■ WORK REQUIRED
Exactly repeat the material, dropping every picture from the copy.

## BEGIN SUPPLIED INFORMATION

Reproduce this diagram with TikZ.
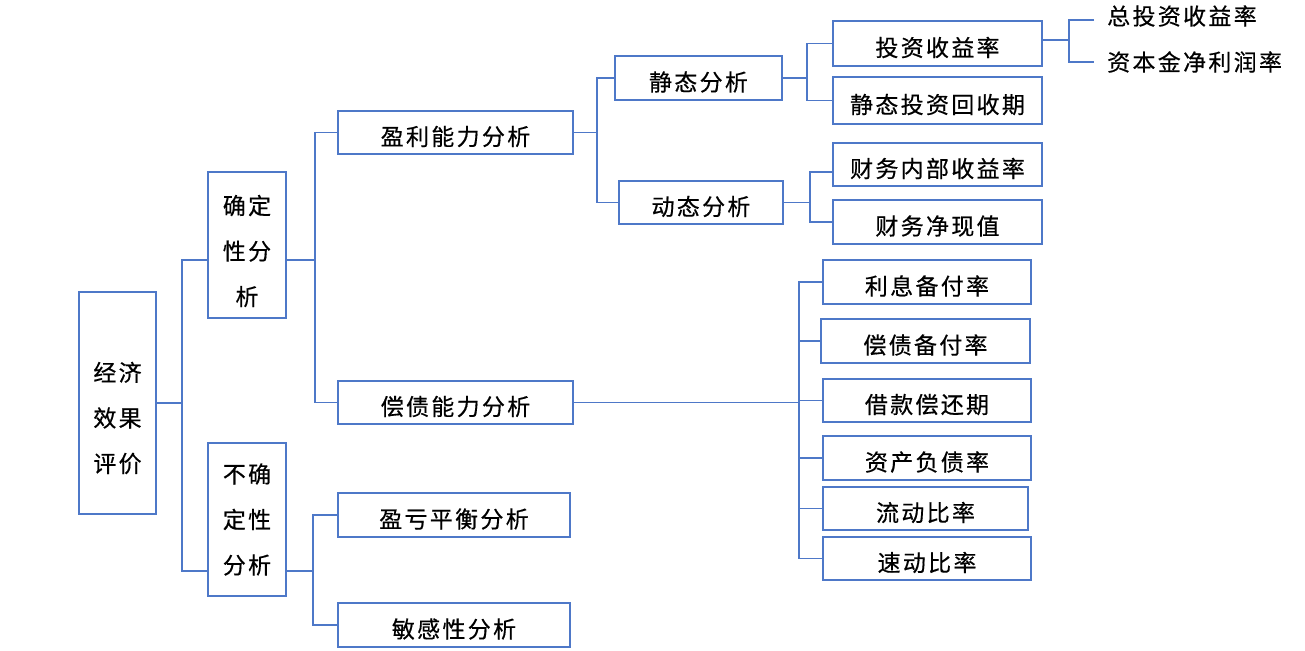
\documentclass[tikz,border=0pt]{standalone}
\usepackage{fontspec}
\newfontfamily\cjk[LetterSpace=10, FakeBold=0.5]{Noto Sans CJK SC}
\definecolor{lineblue}{RGB}{78,120,200}
\newcommand\dn[1]{\raisebox{-4pt}[\height][\depth]{#1}}
\tikzset{
  box/.style={draw=lineblue, line width=1.4pt, inner sep=0pt, align=center,
    font=\cjk\fontsize{23}{45.5}\selectfont},
  lbl/.style={inner sep=0pt, font=\cjk\fontsize{23}{45.5}\selectfont},
  conn/.style={draw=lineblue, line width=1.4pt},
}
\begin{document}
\begin{tikzpicture}[x=1pt,y=-1pt]
\useasboundingbox (0,0) rectangle (1305,650);
% level 0
\node[box, minimum width=77, minimum height=222] (econ) at (117.5,403) {};
\node[lbl, align=center] (econT) at (117.5,418) {经济\\效果\\评价};
% level 1
\node[box, minimum width=78, minimum height=146] (det) at (247,245) {};
\node[lbl, align=center] (detT) at (247,251) {确定\\性分\\析};
\node[box, minimum width=78, minimum height=153] (undet) at (247,519.5) {不确\\定性\\分析};
% level 2
\node[box, minimum width=235, minimum height=43] (yl) at (455.5,132.5) {\dn{盈利能力分析}};
\node[box, minimum width=235, minimum height=43] (cz) at (455.5,402.5) {\dn{偿债能力分析}};
\node[box, minimum width=232, minimum height=44] (yk) at (454,515) {\dn{盈亏平衡分析}};
\node[box, minimum width=232, minimum height=44] (mg) at (454,625) {\dn{敏感性分析}};
% level 3
\node[box, minimum width=167, minimum height=44] (jt) at (698.5,78) {\dn{静态分析}};
\node[box, minimum width=164, minimum height=43] (dt) at (701,202.5) {\dn{动态分析}};
% level 4
\node[box, minimum width=209, minimum height=45] (tzsy) at (937.5,43.5) {\dn{投资收益率}};
\node[box, minimum width=209, minimum height=47] (jthsq) at (937.5,100.5) {\dn{静态投资回收期}};
\node[box, minimum width=209, minimum height=43] (cwnb) at (937.5,164.5) {\dn{财务内部收益率}};
\node[box, minimum width=209, minimum height=44] (cwjxz) at (937.5,222) {\dn{财务净现值}};
\node[box, minimum width=208, minimum height=44] (r1) at (927,282) {\dn{利息备付率}};
\node[box, minimum width=209, minimum height=44] (r2) at (925.5,341) {\dn{偿债备付率}};
\node[box, minimum width=208, minimum height=43] (r3) at (927,400.5) {\dn{借款偿还期}};
\node[box, minimum width=208, minimum height=44] (r4) at (927,458) {\dn{资产负债率}};
\node[box, minimum width=205, minimum height=43] (r5) at (925.5,508.5) {\dn{流动比率}};
\node[box, minimum width=208, minimum height=43] (r6) at (927,558.5) {\dn{速动比率}};
% level 5 labels
\node[lbl, anchor=west] (ztz) at (1107,16) {总投资收益率};
\node[lbl, anchor=west] (zbj) at (1107,62) {资本金净利润率};
% junction coordinates
\coordinate (b1) at (182,403);
\coordinate (b2) at (315,260);
\coordinate (b3) at (313,571);
\coordinate (b4) at (597,132.5);
\coordinate (b5) at (807,78);
\coordinate (b6) at (810,202.5);
\coordinate (b7) at (1069,40);
\coordinate (b8) at (799,402.5);
\coordinate (e1) at (1094,20);
\coordinate (e2) at (1094,62);
% connectors
\draw[conn] (econ.east) -- (b1);
\draw[conn] ([yshift=-15pt]det.west) -| (b1) |- ([yshift=-51.5pt]undet.west);
\draw[conn] ([yshift=-15pt]det.east) -- (b2);
\draw[conn] (yl.west) -| (b2) |- (cz.west);
\draw[conn] ([yshift=-51.5pt]undet.east) -- (b3);
\draw[conn] (yk.west) -| (b3) |- (mg.west);
\draw[conn] (yl.east) -- (b4);
\draw[conn] (jt.west) -| (b4) |- (dt.west);
\draw[conn] (jt.east) -- (b5);
\draw[conn] (tzsy.west) -| (b5) |- (jthsq.west);
\draw[conn] (dt.east) -- (b6);
\draw[conn] ([yshift=-7.5pt]cwnb.west) -| (b6) |- (cwjxz.west);
\draw[conn] ([yshift=3.5pt]tzsy.east) -- (b7);
\draw[conn] (e1) -| (b7) |- (e2);
\draw[conn] (cz.east) -- (b8);
\draw[conn] (r1.west) -| (b8) |- (r6.west);
\draw[conn] (r2.west) -- (r2.west -| b8);
\draw[conn] (r3.west) -- (r3.west -| b8);
\draw[conn] (r4.west) -- (r4.west -| b8);
\draw[conn] (r5.west) -- (r5.west -| b8);
\end{tikzpicture}
\end{document}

## END SUPPLIED INFORMATION

■ ANSWER TO THE PROBLEM
Reproduce this diagram with TikZ.
\documentclass[tikz,border=0pt]{standalone}
\usepackage{fontspec}
\newfontfamily\cjk[LetterSpace=10, FakeBold=0.5]{Noto Sans CJK SC}
\definecolor{lineblue}{RGB}{78,120,200}
\newcommand\dn[1]{\raisebox{-4pt}[\height][\depth]{#1}}
\tikzset{
  box/.style={draw=lineblue, line width=1.4pt, inner sep=0pt, align=center,
    font=\cjk\fontsize{23}{45.5}\selectfont},
  lbl/.style={inner sep=0pt, font=\cjk\fontsize{23}{45.5}\selectfont},
  conn/.style={draw=lineblue, line width=1.4pt},
}
\begin{document}
\begin{tikzpicture}[x=1pt,y=-1pt]
\useasboundingbox (0,0) rectangle (1305,650);
% level 0
\node[box, minimum width=77, minimum height=222] (econ) at (117.5,403) {};
\node[lbl, align=center] (econT) at (117.5,418) {经济\\效果\\评价};
% level 1
\node[box, minimum width=78, minimum height=146] (det) at (247,245) {};
\node[lbl, align=center] (detT) at (247,251) {确定\\性分\\析};
\node[box, minimum width=78, minimum height=153] (undet) at (247,519.5) {不确\\定性\\分析};
% level 2
\node[box, minimum width=235, minimum height=43] (yl) at (455.5,132.5) {\dn{盈利能力分析}};
\node[box, minimum width=235, minimum height=43] (cz) at (455.5,402.5) {\dn{偿债能力分析}};
\node[box, minimum width=232, minimum height=44] (yk) at (454,515) {\dn{盈亏平衡分析}};
\node[box, minimum width=232, minimum height=44] (mg) at (454,625) {\dn{敏感性分析}};
% level 3
\node[box, minimum width=167, minimum height=44] (jt) at (698.5,78) {\dn{静态分析}};
\node[box, minimum width=164, minimum height=43] (dt) at (701,202.5) {\dn{动态分析}};
% level 4
\node[box, minimum width=209, minimum height=45] (tzsy) at (937.5,43.5) {\dn{投资收益率}};
\node[box, minimum width=209, minimum height=47] (jthsq) at (937.5,100.5) {\dn{静态投资回收期}};
\node[box, minimum width=209, minimum height=43] (cwnb) at (937.5,164.5) {\dn{财务内部收益率}};
\node[box, minimum width=209, minimum height=44] (cwjxz) at (937.5,222) {\dn{财务净现值}};
\node[box, minimum width=208, minimum height=44] (r1) at (927,282) {\dn{利息备付率}};
\node[box, minimum width=209, minimum height=44] (r2) at (925.5,341) {\dn{偿债备付率}};
\node[box, minimum width=208, minimum height=43] (r3) at (927,400.5) {\dn{借款偿还期}};
\node[box, minimum width=208, minimum height=44] (r4) at (927,458) {\dn{资产负债率}};
\node[box, minimum width=205, minimum height=43] (r5) at (925.5,508.5) {\dn{流动比率}};
\node[box, minimum width=208, minimum height=43] (r6) at (927,558.5) {\dn{速动比率}};
% level 5 labels
\node[lbl, anchor=west] (ztz) at (1107,16) {总投资收益率};
\node[lbl, anchor=west] (zbj) at (1107,62) {资本金净利润率};
% junction coordinates
\coordinate (b1) at (182,403);
\coordinate (b2) at (315,260);
\coordinate (b3) at (313,571);
\coordinate (b4) at (597,132.5);
\coordinate (b5) at (807,78);
\coordinate (b6) at (810,202.5);
\coordinate (b7) at (1069,40);
\coordinate (b8) at (799,402.5);
\coordinate (e1) at (1094,20);
\coordinate (e2) at (1094,62);
% connectors
\draw[conn] (econ.east) -- (b1);
\draw[conn] ([yshift=-15pt]det.west) -| (b1) |- ([yshift=-51.5pt]undet.west);
\draw[conn] ([yshift=-15pt]det.east) -- (b2);
\draw[conn] (yl.west) -| (b2) |- (cz.west);
\draw[conn] ([yshift=-51.5pt]undet.east) -- (b3);
\draw[conn] (yk.west) -| (b3) |- (mg.west);
\draw[conn] (yl.east) -- (b4);
\draw[conn] (jt.west) -| (b4) |- (dt.west);
\draw[conn] (jt.east) -- (b5);
\draw[conn] (tzsy.west) -| (b5) |- (jthsq.west);
\draw[conn] (dt.east) -- (b6);
\draw[conn] ([yshift=-7.5pt]cwnb.west) -| (b6) |- (cwjxz.west);
\draw[conn] ([yshift=3.5pt]tzsy.east) -- (b7);
\draw[conn] (e1) -| (b7) |- (e2);
\draw[conn] (cz.east) -- (b8);
\draw[conn] (r1.west) -| (b8) |- (r6.west);
\draw[conn] (r2.west) -- (r2.west -| b8);
\draw[conn] (r3.west) -- (r3.west -| b8);
\draw[conn] (r4.west) -- (r4.west -| b8);
\draw[conn] (r5.west) -- (r5.west -| b8);
\end{tikzpicture}
\end{document}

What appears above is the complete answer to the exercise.